WHAT YOU NEED TO DO.
All of the listing below must be repeated word for word. Pictures are the only thing to omit.

[begin INFORMATION SUPPLIED]

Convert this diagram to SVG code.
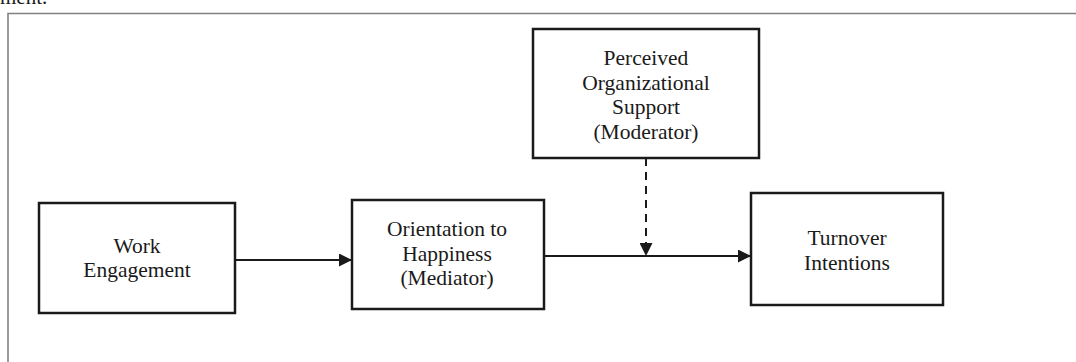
<svg xmlns="http://www.w3.org/2000/svg" width="1076" height="362" viewBox="0 0 1076 362">
<style>
.box{fill:#fff;stroke:#1a1a1a;stroke-width:2.5}
.lbl{font-family:"Liberation Serif","Times New Roman",serif;font-size:21.5px;fill:#1a1a1a;text-anchor:middle}
.con{stroke:#1a1a1a;stroke-width:2;fill:none}
.dash{stroke-dasharray:8 6}
.frame{stroke:#808080;stroke-width:1.6;fill:none}
</style>
<defs>
<marker id="ah" markerWidth="13" markerHeight="13" refX="13" refY="6.5" orient="auto" markerUnits="userSpaceOnUse">
<path d="M0,0 L13,6.5 L0,13 Z" fill="#1a1a1a"/>
</marker>
</defs>
<rect width="1076" height="362" fill="#fff"/>
<text x="0" y="4" font-family="Liberation Serif, serif" font-size="21" fill="#1a1a1a">ment.</text>
<path class="frame" d="M8,362 L8,13.5 L1076,13.5"/>
<g id="connectors">
<line class="con" x1="235" y1="260" x2="352" y2="260" marker-end="url(#ah)"/>
<line class="con" x1="544" y1="256" x2="751" y2="256" marker-end="url(#ah)"/>
<line class="con dash" x1="646" y1="158" x2="646" y2="256" marker-end="url(#ah)"/>
</g>
<g id="work-engagement">
<rect class="box" x="39" y="203" width="196" height="110"/>
<text class="lbl" x="137" y="253">Work</text>
<text class="lbl" x="137" y="277">Engagement</text>
</g>
<g id="orientation-to-happiness">
<rect class="box" x="352" y="200" width="192" height="109"/>
<text class="lbl" x="447" y="236">Orientation to</text>
<text class="lbl" x="447" y="260.5">Happiness</text>
<text class="lbl" x="447" y="285">(Mediator)</text>
</g>
<g id="perceived-organizational-support">
<rect class="box" x="533" y="29" width="226" height="129"/>
<text class="lbl" x="646" y="65">Perceived</text>
<text class="lbl" x="646" y="89.5">Organizational</text>
<text class="lbl" x="646" y="114">Support</text>
<text class="lbl" x="646" y="138.5">(Moderator)</text>
</g>
<g id="turnover-intentions">
<rect class="box" x="751" y="193" width="192" height="112"/>
<text class="lbl" x="847" y="245">Turnover</text>
<text class="lbl" x="847" y="270">Intentions</text>
</g>
</svg>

[end INFORMATION SUPPLIED]

OUTPUT FOR THIS EXERCISE.
Convert this diagram to SVG code.
<svg xmlns="http://www.w3.org/2000/svg" width="1076" height="362" viewBox="0 0 1076 362">
<style>
.box{fill:#fff;stroke:#1a1a1a;stroke-width:2.5}
.lbl{font-family:"Liberation Serif","Times New Roman",serif;font-size:21.5px;fill:#1a1a1a;text-anchor:middle}
.con{stroke:#1a1a1a;stroke-width:2;fill:none}
.dash{stroke-dasharray:8 6}
.frame{stroke:#808080;stroke-width:1.6;fill:none}
</style>
<defs>
<marker id="ah" markerWidth="13" markerHeight="13" refX="13" refY="6.5" orient="auto" markerUnits="userSpaceOnUse">
<path d="M0,0 L13,6.5 L0,13 Z" fill="#1a1a1a"/>
</marker>
</defs>
<rect width="1076" height="362" fill="#fff"/>
<text x="0" y="4" font-family="Liberation Serif, serif" font-size="21" fill="#1a1a1a">ment.</text>
<path class="frame" d="M8,362 L8,13.5 L1076,13.5"/>
<g id="connectors">
<line class="con" x1="235" y1="260" x2="352" y2="260" marker-end="url(#ah)"/>
<line class="con" x1="544" y1="256" x2="751" y2="256" marker-end="url(#ah)"/>
<line class="con dash" x1="646" y1="158" x2="646" y2="256" marker-end="url(#ah)"/>
</g>
<g id="work-engagement">
<rect class="box" x="39" y="203" width="196" height="110"/>
<text class="lbl" x="137" y="253">Work</text>
<text class="lbl" x="137" y="277">Engagement</text>
</g>
<g id="orientation-to-happiness">
<rect class="box" x="352" y="200" width="192" height="109"/>
<text class="lbl" x="447" y="236">Orientation to</text>
<text class="lbl" x="447" y="260.5">Happiness</text>
<text class="lbl" x="447" y="285">(Mediator)</text>
</g>
<g id="perceived-organizational-support">
<rect class="box" x="533" y="29" width="226" height="129"/>
<text class="lbl" x="646" y="65">Perceived</text>
<text class="lbl" x="646" y="89.5">Organizational</text>
<text class="lbl" x="646" y="114">Support</text>
<text class="lbl" x="646" y="138.5">(Moderator)</text>
</g>
<g id="turnover-intentions">
<rect class="box" x="751" y="193" width="192" height="112"/>
<text class="lbl" x="847" y="245">Turnover</text>
<text class="lbl" x="847" y="270">Intentions</text>
</g>
</svg>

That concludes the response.